The U.S. does not believe that tense relations between Venezuela and Colombia will lead to war, U.S. assistant secretary of state for western hemisphere affairs, Arturo Valenzuela, said on Monday.
The U.S. does think “there have been accusations and provocation,” but despite this “we do not outright see what will happen,” Valenzuela said in Chile, his birthplace.
Relations between Caracas and Bogota worsened after the announcement of a U.S.-Colombia treaty that allows the North Americans access to Colombian military bases and airports. The “complex and difficult situation” the two countries now find themselves in is being monitored by the U.S. “with close attention.”
However, Valenzuela reiterated U.S. claims that the newly-signed plan is very similar to existing forms of cooperation.
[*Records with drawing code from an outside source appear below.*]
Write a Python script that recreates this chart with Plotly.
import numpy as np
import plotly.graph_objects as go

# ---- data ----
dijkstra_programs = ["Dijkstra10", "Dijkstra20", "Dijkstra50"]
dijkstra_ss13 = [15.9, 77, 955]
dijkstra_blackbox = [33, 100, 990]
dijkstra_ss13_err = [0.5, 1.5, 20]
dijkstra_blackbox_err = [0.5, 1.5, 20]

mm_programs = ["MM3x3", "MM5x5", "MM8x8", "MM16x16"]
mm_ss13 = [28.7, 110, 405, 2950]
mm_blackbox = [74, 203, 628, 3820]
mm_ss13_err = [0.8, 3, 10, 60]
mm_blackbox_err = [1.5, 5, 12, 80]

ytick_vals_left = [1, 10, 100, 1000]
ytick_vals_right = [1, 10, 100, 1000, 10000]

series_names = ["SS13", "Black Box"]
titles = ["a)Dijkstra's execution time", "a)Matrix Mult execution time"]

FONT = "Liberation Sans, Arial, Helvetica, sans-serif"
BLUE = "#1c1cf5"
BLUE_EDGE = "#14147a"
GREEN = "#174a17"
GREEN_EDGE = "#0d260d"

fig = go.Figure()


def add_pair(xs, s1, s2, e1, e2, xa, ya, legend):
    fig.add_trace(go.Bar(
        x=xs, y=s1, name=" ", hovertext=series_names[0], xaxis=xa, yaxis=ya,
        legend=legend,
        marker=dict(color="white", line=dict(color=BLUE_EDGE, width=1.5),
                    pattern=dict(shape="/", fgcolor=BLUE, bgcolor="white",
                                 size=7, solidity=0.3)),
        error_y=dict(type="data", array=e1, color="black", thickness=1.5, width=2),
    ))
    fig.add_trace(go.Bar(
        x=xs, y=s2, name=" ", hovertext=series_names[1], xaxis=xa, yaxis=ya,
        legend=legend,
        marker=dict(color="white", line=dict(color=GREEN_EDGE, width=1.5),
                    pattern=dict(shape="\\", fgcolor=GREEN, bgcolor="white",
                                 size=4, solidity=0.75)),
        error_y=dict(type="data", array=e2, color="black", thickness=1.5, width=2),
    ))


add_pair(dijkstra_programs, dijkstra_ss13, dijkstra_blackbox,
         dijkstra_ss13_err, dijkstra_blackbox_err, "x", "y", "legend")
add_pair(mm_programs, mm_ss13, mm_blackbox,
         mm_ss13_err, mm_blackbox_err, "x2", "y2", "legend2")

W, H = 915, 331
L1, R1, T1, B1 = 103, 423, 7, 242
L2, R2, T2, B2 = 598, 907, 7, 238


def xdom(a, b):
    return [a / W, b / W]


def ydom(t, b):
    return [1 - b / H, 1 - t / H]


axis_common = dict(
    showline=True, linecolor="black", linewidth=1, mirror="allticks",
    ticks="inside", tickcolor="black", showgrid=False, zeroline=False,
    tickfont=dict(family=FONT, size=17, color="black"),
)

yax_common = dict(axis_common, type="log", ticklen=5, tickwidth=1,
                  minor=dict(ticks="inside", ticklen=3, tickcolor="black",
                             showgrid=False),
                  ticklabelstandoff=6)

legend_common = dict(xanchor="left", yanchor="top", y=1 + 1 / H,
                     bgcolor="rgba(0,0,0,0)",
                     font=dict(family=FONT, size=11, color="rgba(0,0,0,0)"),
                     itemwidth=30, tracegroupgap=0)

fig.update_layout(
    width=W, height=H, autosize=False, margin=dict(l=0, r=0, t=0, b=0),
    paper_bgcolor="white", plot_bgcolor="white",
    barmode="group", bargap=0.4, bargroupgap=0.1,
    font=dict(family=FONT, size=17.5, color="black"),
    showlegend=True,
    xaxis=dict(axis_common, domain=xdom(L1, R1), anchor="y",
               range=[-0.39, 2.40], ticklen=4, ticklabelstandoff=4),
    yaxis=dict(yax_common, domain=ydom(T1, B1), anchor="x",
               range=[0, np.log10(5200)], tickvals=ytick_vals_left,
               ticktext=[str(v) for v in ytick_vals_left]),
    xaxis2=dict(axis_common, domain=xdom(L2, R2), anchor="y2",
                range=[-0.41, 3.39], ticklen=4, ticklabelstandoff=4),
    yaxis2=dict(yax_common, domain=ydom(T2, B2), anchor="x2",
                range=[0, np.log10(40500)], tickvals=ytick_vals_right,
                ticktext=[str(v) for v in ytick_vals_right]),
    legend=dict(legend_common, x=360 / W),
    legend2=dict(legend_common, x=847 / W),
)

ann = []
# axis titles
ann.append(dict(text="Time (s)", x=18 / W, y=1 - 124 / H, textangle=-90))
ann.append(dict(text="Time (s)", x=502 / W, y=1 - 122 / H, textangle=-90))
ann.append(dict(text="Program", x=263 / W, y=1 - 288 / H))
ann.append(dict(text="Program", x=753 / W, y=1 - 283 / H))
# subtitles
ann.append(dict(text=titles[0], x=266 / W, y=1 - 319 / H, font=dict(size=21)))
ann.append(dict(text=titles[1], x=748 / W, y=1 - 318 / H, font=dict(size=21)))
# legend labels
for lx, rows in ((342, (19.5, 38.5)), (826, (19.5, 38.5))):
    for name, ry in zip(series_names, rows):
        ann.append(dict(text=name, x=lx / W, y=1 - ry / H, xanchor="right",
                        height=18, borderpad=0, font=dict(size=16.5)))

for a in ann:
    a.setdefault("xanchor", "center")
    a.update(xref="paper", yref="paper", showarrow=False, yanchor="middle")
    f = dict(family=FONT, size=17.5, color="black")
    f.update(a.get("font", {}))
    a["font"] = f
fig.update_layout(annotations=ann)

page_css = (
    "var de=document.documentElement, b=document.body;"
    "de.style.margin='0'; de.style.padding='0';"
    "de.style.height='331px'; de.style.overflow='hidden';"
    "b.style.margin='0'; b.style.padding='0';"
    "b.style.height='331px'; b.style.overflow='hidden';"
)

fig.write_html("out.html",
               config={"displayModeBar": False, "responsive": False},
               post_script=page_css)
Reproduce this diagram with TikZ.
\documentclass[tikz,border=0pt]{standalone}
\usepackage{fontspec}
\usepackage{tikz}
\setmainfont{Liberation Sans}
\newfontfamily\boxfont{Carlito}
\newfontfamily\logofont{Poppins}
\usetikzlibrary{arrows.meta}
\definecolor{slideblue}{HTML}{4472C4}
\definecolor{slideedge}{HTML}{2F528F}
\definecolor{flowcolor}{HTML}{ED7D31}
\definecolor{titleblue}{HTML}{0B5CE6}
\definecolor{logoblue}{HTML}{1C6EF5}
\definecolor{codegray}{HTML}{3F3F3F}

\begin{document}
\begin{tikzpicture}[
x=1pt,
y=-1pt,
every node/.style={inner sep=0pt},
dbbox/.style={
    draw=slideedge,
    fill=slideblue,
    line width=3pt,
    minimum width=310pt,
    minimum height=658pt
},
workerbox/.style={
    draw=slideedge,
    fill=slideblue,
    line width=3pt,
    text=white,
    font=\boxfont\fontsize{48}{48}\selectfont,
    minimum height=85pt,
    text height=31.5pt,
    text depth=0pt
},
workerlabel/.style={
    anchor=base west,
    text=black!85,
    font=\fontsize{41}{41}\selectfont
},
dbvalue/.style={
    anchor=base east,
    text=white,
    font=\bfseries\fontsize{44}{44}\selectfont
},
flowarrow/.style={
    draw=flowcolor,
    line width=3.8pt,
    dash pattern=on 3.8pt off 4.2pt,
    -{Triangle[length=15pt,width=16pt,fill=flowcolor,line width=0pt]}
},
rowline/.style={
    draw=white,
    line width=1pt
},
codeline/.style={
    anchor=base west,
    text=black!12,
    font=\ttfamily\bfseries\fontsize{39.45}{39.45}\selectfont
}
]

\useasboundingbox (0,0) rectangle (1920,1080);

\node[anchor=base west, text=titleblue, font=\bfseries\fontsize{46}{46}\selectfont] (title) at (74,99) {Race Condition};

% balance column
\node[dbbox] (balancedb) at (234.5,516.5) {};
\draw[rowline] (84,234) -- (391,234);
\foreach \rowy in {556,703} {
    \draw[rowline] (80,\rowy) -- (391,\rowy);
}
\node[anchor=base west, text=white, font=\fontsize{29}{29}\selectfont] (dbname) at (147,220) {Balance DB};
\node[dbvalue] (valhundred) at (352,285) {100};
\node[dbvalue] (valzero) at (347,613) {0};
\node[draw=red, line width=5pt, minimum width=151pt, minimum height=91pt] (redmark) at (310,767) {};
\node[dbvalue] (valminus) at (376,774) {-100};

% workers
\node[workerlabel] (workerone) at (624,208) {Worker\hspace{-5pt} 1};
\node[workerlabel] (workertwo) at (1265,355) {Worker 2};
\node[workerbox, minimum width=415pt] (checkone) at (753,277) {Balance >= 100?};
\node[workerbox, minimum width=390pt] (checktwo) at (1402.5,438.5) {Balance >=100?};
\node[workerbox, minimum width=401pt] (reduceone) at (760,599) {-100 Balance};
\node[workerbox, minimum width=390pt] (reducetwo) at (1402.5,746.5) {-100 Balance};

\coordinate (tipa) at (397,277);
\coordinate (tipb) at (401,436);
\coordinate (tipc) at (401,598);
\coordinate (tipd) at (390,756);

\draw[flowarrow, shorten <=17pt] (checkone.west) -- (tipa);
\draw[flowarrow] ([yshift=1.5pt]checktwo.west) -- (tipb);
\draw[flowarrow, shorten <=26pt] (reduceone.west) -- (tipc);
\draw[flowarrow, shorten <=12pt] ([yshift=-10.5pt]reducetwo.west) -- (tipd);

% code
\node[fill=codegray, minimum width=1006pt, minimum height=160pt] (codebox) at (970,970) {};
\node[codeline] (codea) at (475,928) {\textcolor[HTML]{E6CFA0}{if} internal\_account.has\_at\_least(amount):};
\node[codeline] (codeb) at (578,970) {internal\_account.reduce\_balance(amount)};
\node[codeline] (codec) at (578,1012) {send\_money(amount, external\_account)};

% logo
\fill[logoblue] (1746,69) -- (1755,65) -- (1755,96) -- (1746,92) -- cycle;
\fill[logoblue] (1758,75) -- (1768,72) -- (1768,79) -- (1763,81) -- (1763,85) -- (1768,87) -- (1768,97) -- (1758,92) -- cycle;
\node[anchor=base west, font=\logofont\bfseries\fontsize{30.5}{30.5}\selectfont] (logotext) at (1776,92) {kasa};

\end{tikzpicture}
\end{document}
“They are not military bases; they are airports where – with the permission of Colombia – some flights can take off,” the official said, emphazising that the reason for the military cooperation is the fight against drug trafficking.
Venezuelan and U.S. diplomats met on Monday to discuss increased tensions in the region, following Venezuelan claims on Friday that a U.S. military plane violated Venezuelan airspace after taking off from the Caribbean islands of the Netherlands Antilles.
Washington denies this intrusion, and responded that the U.S. does not enter another nation’s airspace “without prior consent and coordination.”